Bogus showed slides of the two locations where the engineers will mount projects in the cities of Matagalpa and Jinotepe. Jenkins explained that at Jinotepe the project will involve improving the water pressure and flow from a metal water tower. Bogus analyzed the total problem as providing conservation of water, adequate storage and pump controls. Running water is available to the residents and staff only a few hours a day and the engineers hope to remedy that. Meanwhile, the staff must fill five-gallon cans with water in the brief time water is flowing.

 

At Matagalpa, the work will involve installing underground irrigation to a fruit tree orchard that helps feed and support the elder inhabitants who are housed in an old convent. Irrigation is done by inadequate open pipes on the surface of the ground. They are frequently vandalized and sometimes thieves steal the pipes, Morales said.

 

“The communities have requested help,” Jenkins said. “It’s such a great opportunity for the students – a great way to take it out of textbook land.” The engineering group is being underwritten in large part by the Portland Professional Partners chapter of Engineers Without Boundaries, but only for this first year. From here on, the PSU chapter, formed last December, will need to find its own funds.

 

“We really want someone with a private grant,” Jenkins said. The chapter is also trying to work its participation into some course content, but that is still in the embryo state. The Institute on Aging people find themselves in a more advanced stage in this respect.

 

Neal said there is a special course, not found in the course catalog, on Global International Health and Aging: Focus on Nicaragua. Interested undergraduate and graduate students may get further information by calling the institute at 503-725-3952.

 

The active relationship between the Institute on Aging students and the engineering students is still in the formative stage, according to Margaret Neal, director of the institute. Both groups are working closely with the Pan-American Health Organization.

 

Now in its third year, the Institute on Aging program also heavily involves Marvin Kaiser, dean of the College of Liberal Arts and Sciences, and Keren Brown Wilson, an adjunct professor in the institute and a long-time donor to the university.

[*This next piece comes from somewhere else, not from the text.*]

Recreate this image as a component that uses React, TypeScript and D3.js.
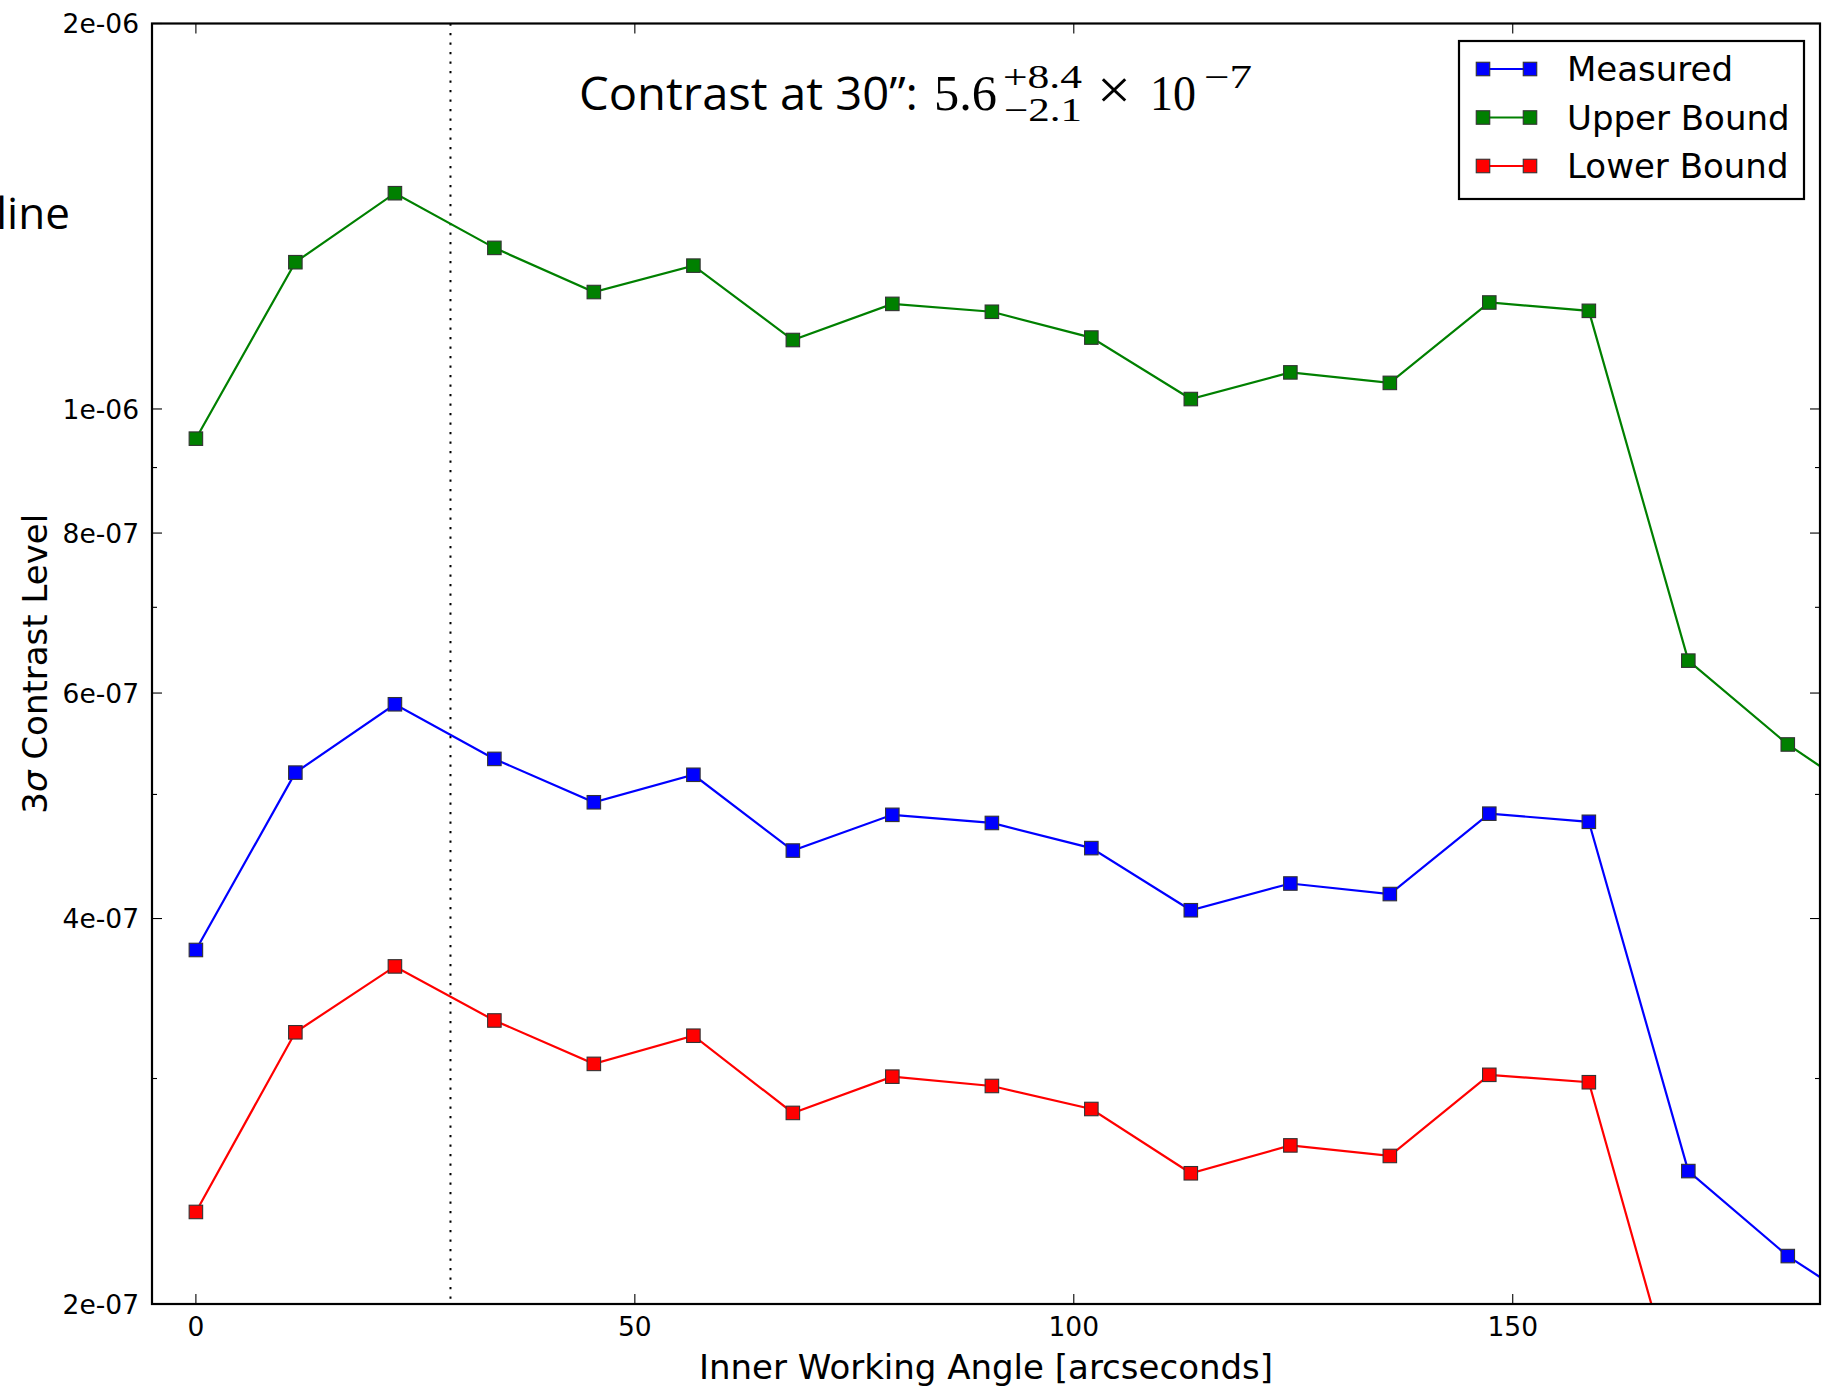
import React from 'react';
import * as d3 from 'd3';

// ---- data ----
const angles = [0, 11.33, 22.67, 34, 45.33, 56.67, 68, 79.33, 90.67, 102, 113.33, 124.67, 136, 147.33, 158.67, 170, 181.33, 192.67];
const measured = [3.78e-7, 5.2e-7, 5.88e-7, 5.33e-7, 4.93e-7, 5.18e-7, 4.52e-7, 4.82e-7, 4.75e-7, 4.54e-7, 4.06e-7, 4.26e-7, 4.18e-7, 4.83e-7, 4.76e-7, 2.54e-7, 2.18e-7, 1.94e-7];
const upper = [9.48e-7, 1.302e-6, 1.474e-6, 1.336e-6, 1.234e-6, 1.294e-6, 1.132e-6, 1.208e-6, 1.191e-6, 1.137e-6, 1.018e-6, 1.068e-6, 1.048e-6, 1.211e-6, 1.193e-6, 6.36e-7, 5.47e-7, 4.85e-7];
const lower = [2.36e-7, 3.26e-7, 3.67e-7, 3.33e-7, 3.08e-7, 3.24e-7, 2.82e-7, 3.01e-7, 2.96e-7, 2.84e-7, 2.53e-7, 2.66e-7, 2.61e-7, 3.02e-7, 2.98e-7, 1.58e-7, 1.36e-7, 1.21e-7];
const seriesNames = ['Measured', 'Upper Bound', 'Lower Bound'];
const seriesColors = ['#0000ff', '#008000', '#ff0000'];
const xTicks = [0, 50, 100, 150];
const yMajorTicks = [2e-6, 1e-6, 8e-7, 6e-7, 4e-7, 2e-7];
const yMajorLabels = ['2e-06', '1e-06', '8e-07', '6e-07', '4e-07', '2e-07'];
const yMinorTicks = [9e-7, 7e-7, 5e-7, 3e-7];
const markerLine = 29;
const xDomain = [-5, 185];
const yDomain = [2e-7, 2e-6];

const W = 1822;
const H = 1388;
const L = 152, R = 1820, T = 23.5, B = 1304;

export default function App() {
  const x = d3.scaleLinear().domain(xDomain).range([L, R]);
  const y = d3.scaleLog().domain(yDomain).range([B, T]);
  const line = d3.line<number>().x((_, i) => x(angles[i])).y(d => y(d));
  const allSeries = [measured, upper, lower];
  const drawOrder = [0, 1, 2];
  const ms = 13.5;
  const tickFont = 'DejaVu Sans';

  return (
    <svg width={W} height={H} style={{ position: 'absolute', left: 0, top: 0, background: '#fff' }}>
      <rect x={0} y={0} width={W} height={H} fill="#fff" />
      <defs>
        <clipPath id="plotclip">
          <rect x={L} y={T} width={R - L} height={B - T} />
        </clipPath>
      </defs>

      {/* stray slide text */}
      <text x={-4} y={229} fontFamily="Open Sans" fontSize={44} fill="#000">line</text>

      {/* dotted vertical line */}
      <line x1={x(markerLine)} x2={x(markerLine)} y1={T} y2={B} stroke="#000" strokeWidth={2} strokeDasharray="2.2 7.3" />

      <g clipPath="url(#plotclip)">
        {drawOrder.map(si => (
          <g key={si}>
            <path d={line(allSeries[si]) || ''} fill="none" stroke={seriesColors[si]} strokeWidth={2.2} />
            {allSeries[si].map((v, i) => (
              <rect key={i} x={x(angles[i]) - ms / 2} y={y(v) - ms / 2} width={ms} height={ms}
                fill={seriesColors[si]} stroke="#333" strokeWidth={1.1} />
            ))}
          </g>
        ))}
      </g>

      {/* ticks */}
      {xTicks.map(t => (
        <g key={'xt' + t}>
          <line x1={x(t)} x2={x(t)} y1={B} y2={B - 10} stroke="#000" strokeWidth={1.1} />
          <line x1={x(t)} x2={x(t)} y1={T} y2={T + 10} stroke="#000" strokeWidth={1.1} />
          <text x={x(t)} y={1336} textAnchor="middle" fontFamily={tickFont} fontSize={26.5} fill="#000">{t}</text>
        </g>
      ))}
      {yMajorTicks.map((t, i) => (
        <g key={'yt' + i}>
          <line x1={L} x2={L + 10} y1={y(t)} y2={y(t)} stroke="#000" strokeWidth={1.1} />
          <line x1={R} x2={R - 10} y1={y(t)} y2={y(t)} stroke="#000" strokeWidth={1.1} />
          <text x={139} y={y(t)} dy="0.36em" textAnchor="end" fontFamily={tickFont} fontSize={26.5} fill="#000">{yMajorLabels[i]}</text>
        </g>
      ))}
      {yMinorTicks.map((t, i) => (
        <g key={'ym' + i}>
          <line x1={L} x2={L + 5} y1={y(t)} y2={y(t)} stroke="#000" strokeWidth={1.1} />
          <line x1={R} x2={R - 5} y1={y(t)} y2={y(t)} stroke="#000" strokeWidth={1.1} />
        </g>
      ))}

      {/* spines */}
      <rect x={L} y={T} width={R - L} height={B - T} fill="none" stroke="#000" strokeWidth={2.2} />

      {/* axis labels */}
      <text x={(L + R) / 2} y={1379} textAnchor="middle" fontFamily={tickFont} fontSize={34} fill="#000">Inner Working Angle [arcseconds]</text>
      <text transform={`translate(47, ${(T + B) / 2}) rotate(-90)`} textAnchor="middle" fontFamily={tickFont} fontSize={34} fill="#000">
        3<tspan fontStyle="italic">σ</tspan> Contrast Level
      </text>

      {/* annotation title */}
      <text x={579} y={110} fontFamily="Open Sans" fontSize={46} fill="#000" textLength={339} lengthAdjust="spacingAndGlyphs">Contrast at 30”:</text>
      <text x={934} y={110} fontFamily="Liberation Serif" fontSize={50} fill="#000" textLength={63} lengthAdjust="spacingAndGlyphs">5.6</text>
      <text x={1003} y={88} fontFamily="Liberation Serif" fontSize={33} fill="#000" textLength={79} lengthAdjust="spacingAndGlyphs">+8.4</text>
      <text x={1004} y={120.5} fontFamily="Liberation Serif" fontSize={33} fill="#000" textLength={78} lengthAdjust="spacingAndGlyphs">−2.1</text>
      <text x={1097} y={109} fontFamily="Liberation Serif" fontSize={56} fill="#000" textLength={34} lengthAdjust="spacingAndGlyphs">×</text>
      <text x={1150} y={110} fontFamily="Liberation Serif" fontSize={50} fill="#000" textLength={46} lengthAdjust="spacingAndGlyphs">10</text>
      <text x={1204} y={88} fontFamily="Liberation Serif" fontSize={33} fill="#000" textLength={48} lengthAdjust="spacingAndGlyphs">−7</text>

      {/* legend */}
      <rect x={1459} y={41} width={345} height={158} fill="#fff" stroke="#000" strokeWidth={2.2} />
      {seriesNames.map((n, i) => {
        const cy = 69 + i * 48.5;
        return (
          <g key={n}>
            <line x1={1483} x2={1530} y1={cy} y2={cy} stroke={seriesColors[i]} strokeWidth={2.2} />
            <rect x={1483 - ms / 2} y={cy - ms / 2} width={ms} height={ms} fill={seriesColors[i]} stroke="#333" strokeWidth={1.1} />
            <rect x={1530 - ms / 2} y={cy - ms / 2} width={ms} height={ms} fill={seriesColors[i]} stroke="#333" strokeWidth={1.1} />
            <text x={1567} y={cy + 12} fontFamily={tickFont} fontSize={34} fill="#000">{n}</text>
          </g>
        );
      })}
    </svg>
  );
}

Financial support comes from the Jessie F. Richardson Foundation.

 

Neal said the roster of students who go to Nicaragua under the institute’s program comes from a variety of disciplines: sociology, psychology, business, public health, urban studies and urban management.

 

“We had one unit working on dementia, another on exercise, another on teaching massage,” Neal said. One group installed a water heater. All these involve services in care facilities for the aging.

 

Neal said there are 35 to 40 students in the program but not all get to go to Nicaragua.

 

“We hope to send up to 20,” she said. Those who do not go, in both the engineering group and the institute group, will participate in organization and training for the projects. Some students will be involved in assessment of the projects as they unfold.

The program Bogus presented to the engineers involved some amenities besides the work. There was an allocation of time for sightseeing and final celebrations at the end.